I have the Jenter system and pretty much every grafting tool available. I consider myself reasonably proficient at grafting, but when the Jenter system works it works exceptionally well. I wonder if there have been any studies done on the quality of queens from both grafting vs the various on-grafting systems. The thing that comes to mind with the Jenter (and similar) is that there is nearly zero disturbance to the larvae during transfer. The only diisturbance is the required 90 deg rotation, with no disturbance to the RJ pool or placement of the larvae within the RJ. Perhaps master grafters can approach zero disturbance, but I suspect that the bulk of us couldn't make such a claim. The question is does the "zero disturbance" of these systems result in better queens? I realize that the bulk of the success comes from the cell builder colony, mating nucs, and drone saturation, but if small tweaks could provide measurable improvements, why not?


----------



## KevinR (Apr 30, 2010)

I was looking at it from a pure speed standpoint. With the nicot/jenter you are "suppose" to capture and force the queen into the 110 cell area to lay, then you have to release her later.

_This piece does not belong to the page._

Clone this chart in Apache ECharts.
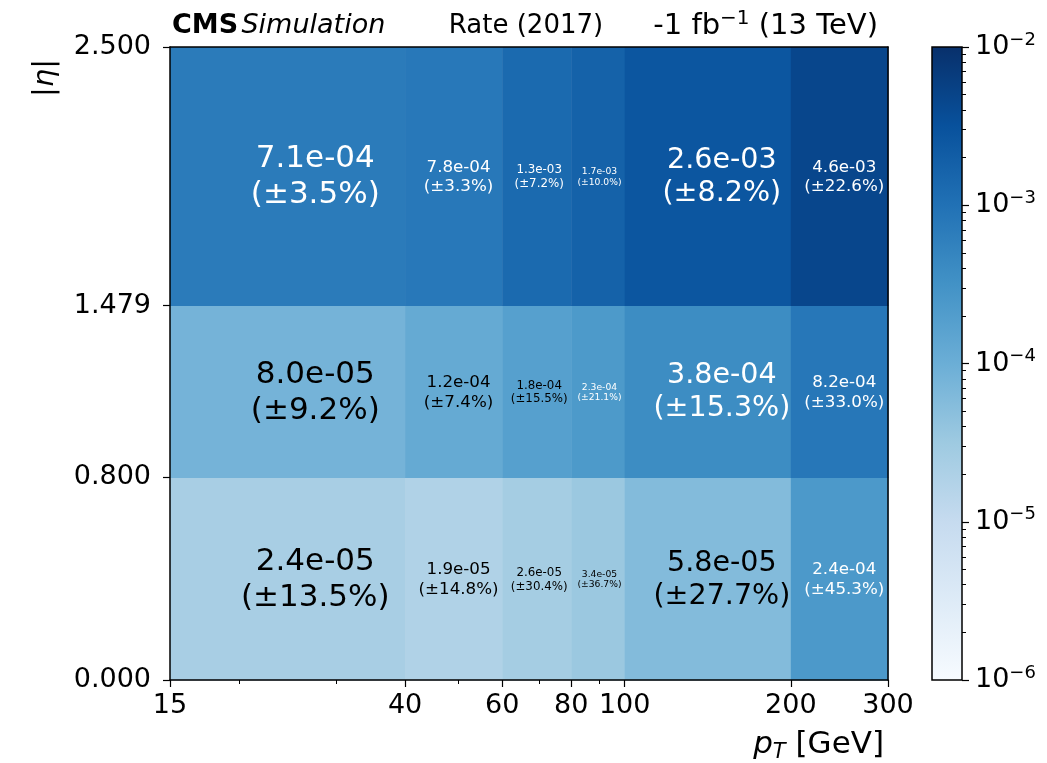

My thoughts on this product is that it's a foundation that is placed into a normal hive to be drawn out in a normal way. It would just only have one side.. Assuming it's cheap enough, you could in theory get a couple to rotate out.

It's my assumption that I could drop the frame into a queen breeder colony, come back 3 days later and collect the larva.. I know Joseph had some concerns over grafting 512 cells from the same queen. I wonder if this is really an issue, if your trying to put out 100-500+ queens a week. You could just go between your breeder queens on a rotational basis.. I'd also expect that not all of the 512 would be used. i.e. the queen didn't lay the larva on the center/bottom and the larva is disturbed when the plug is removed.

This would allow 5 times the amount of cell/plugs to select from. Allow the queen to remain free and laying. I "think" that the plugs should be reusable, since the "cell" would remain part of the comb.

I sent an email to ABJ for more information on the product, but it remains to be seen if I get a response. Worst case, I think this might be something to be tested on the 3d printer.


----------



## Myron Denny (Sep 27, 2009)

The "Fatbeeman" has a queen youtube at http://www.youtube.com/watch?v=1RDmhMqMIW8&list=PL6EED6684E5F97742
I want to try this method in the spring.


----------



## KevinR (Apr 30, 2010)

Yea, I believe that is how most of the large queen breeders do, or something similar... I did this in a 5 frame nuc... But I didn't rotate the combs.. I just put in a new comb and took the old one.. I did it this way to keep the nuc's population from exploding..

You have your 5-10 breeder queen/hives. You just drop a empty/drawn comb in the hive 3 days before you want to graft.. That's my general plan that I'm working toward.


----------